Unlocking the Catalytic Potential of Platinum Single Atoms for Industry‐Level Current Density Chlorine Tolerance Hydrogen Generation

Abstract Immobilizing platinum (Pt) single atoms on appropriate supports with optimized coordination environments and electronic structures is a promising strategy to address the problem of chlorine corrosion during seawater electrolysis. Herein, Pt single atoms on nickel‐vanadium layered double hydroxides (Pt‐SA/NiV‐LDH) matrix are fabricated for chlorine tolerance hydrogen generation. Due to the strong synergetic electronic interaction between atomically dispersed Pt and the ultrathin NiV LDH matrix, the adsorption/dissociation feature of *H 2 O, *OH, and *H are optimized as evidenced theoretically. The as‐fabricated Pt‐SA/NiV‐LDH electrode exhibits an exceptional mass activity (i.e., 30.98 times higher) compared to the commercial Pt/C, along with an ultra‐high turnover frequency (TOF) value of 9.90 s −1 in alkaline media.

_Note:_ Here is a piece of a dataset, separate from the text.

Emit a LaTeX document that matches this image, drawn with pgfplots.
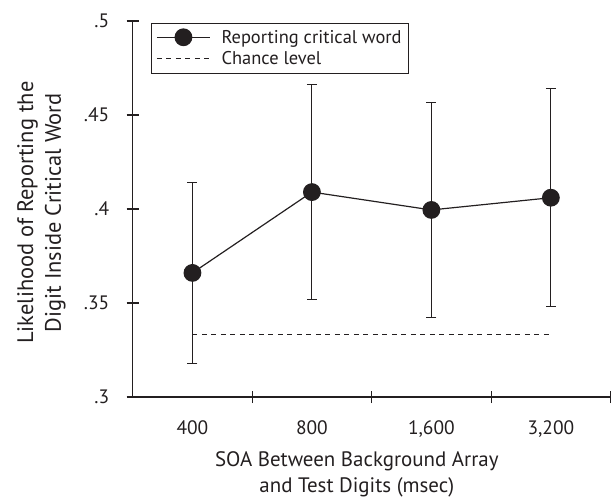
\documentclass[border=0pt]{standalone}
\usepackage{pgfplots}
\pgfplotsset{compat=1.18}
\usepackage{fontspec}
\setmainfont{PT Sans}
\definecolor{ink}{HTML}{231F20}
\pgfplotsset{
  mylineleg/.style={legend image code/.code={%
    \draw[mark repeat=2,mark phase=2,##1] plot coordinates {(0bp,0bp) (26.5bp,0bp) (53bp,0bp)};}},
  mydashleg/.style={legend image code/.code={%
    \draw[##1] (0bp,0bp) -- (53bp,0bp);}},
}
\begin{document}
\begin{tikzpicture}
\path[use as bounding box] (0,0) rectangle (611bp,497bp);
\begin{axis}[
  at={(132.7bp,100bp)}, anchor=south west,
  scale only axis, width=477.9bp, height=376bp,
  xmin=-0.5, xmax=3.5, ymin=0.3, ymax=0.5,
  axis x line*=bottom, axis y line*=left,
  axis line style={ink, line width=1.1pt},
  xtick={0,1,2,3}, xticklabels={400,800,{1,600},{3,200}},
  minor xtick={0.5,1.5,2.5,3.5},
  major x tick style={draw=none},
  ytick={0.3,0.35,0.4,0.45,0.5}, yticklabels={.3,.35,.4,.45,.5},
  tick align=center, major tick length=12bp, minor tick length=12bp,
  tick style={ink, line width=1.1pt},
  ticklabel style={font=\fontsize{19.5}{23}\selectfont, text=ink},
  yticklabel style={xshift=-14bp},
  xticklabel style={yshift=-14bp},
  xlabel={SOA Between Background Array\\and Test Digits (msec)},
  ylabel={Likelihood of Reporting the\\Digit Inside Critical Word},
  xlabel style={font=\fontsize{21}{26}\selectfont, text=ink, align=center,
    at={(axis description cs:0.469,-0.205)}, anchor=center},
  ylabel style={font=\fontsize{22.5}{28}\selectfont, text=ink, align=center,
    at={(axis description cs:-0.191,0.49)}, anchor=center},
  clip=false,
  legend style={at={(axis description cs:0.038,0.996)}, anchor=north west,
    draw=ink, line width=1pt, font=\fontsize{18.5}{21}\selectfont, text=ink,
    inner xsep=5bp, inner ysep=5bp, row sep=3bp, column sep=9bp},
  legend cell align=left,
]
\addplot[ink, line width=1.2pt, mark=*, mark size=8.3bp, mark options={fill=ink, draw=ink},
  mylineleg,
  error bars/.cd, y dir=both, y explicit,
  error bar style={ink, line width=1pt},
  error mark options={rotate=90, mark size=5bp, ink, line width=1pt},
  ]
  coordinates {
  (0,0.366) +- (0,0.048)
  (1,0.409) +- (0,0.057)
  (2,0.3995) +- (0,0.057)
  (3,0.406) +- (0,0.058)
  };
\addlegendentry{Reporting critical word}
\addplot[ink, line width=0.9pt, dash pattern=on 5bp off 4.5bp, mydashleg]
  coordinates {(0,0.3334) (3,0.3334)};
\addlegendentry{Chance level}
\end{axis}
\end{tikzpicture}
\end{document}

Impressively, only 207 mV overpotential is required to yield a current density of 2000 mA cm ‒2 in an electrolyte solution containing 1 m KOH and 2 M NaCl, indicating its robust resistance to chlorine. Moreover, this kind of material demonstrates remarkably low overpotentials of 130 and 215 mV to attain the industrial‐scale current densities of 1000 and 2000 mA cm −2 in alkaline seawater, accompanied by exceptional stability for 500 h working at 500 mA cm −2 . This work provides an insightful reference for the production of sustainable green hydrogen through seawater electrolysis.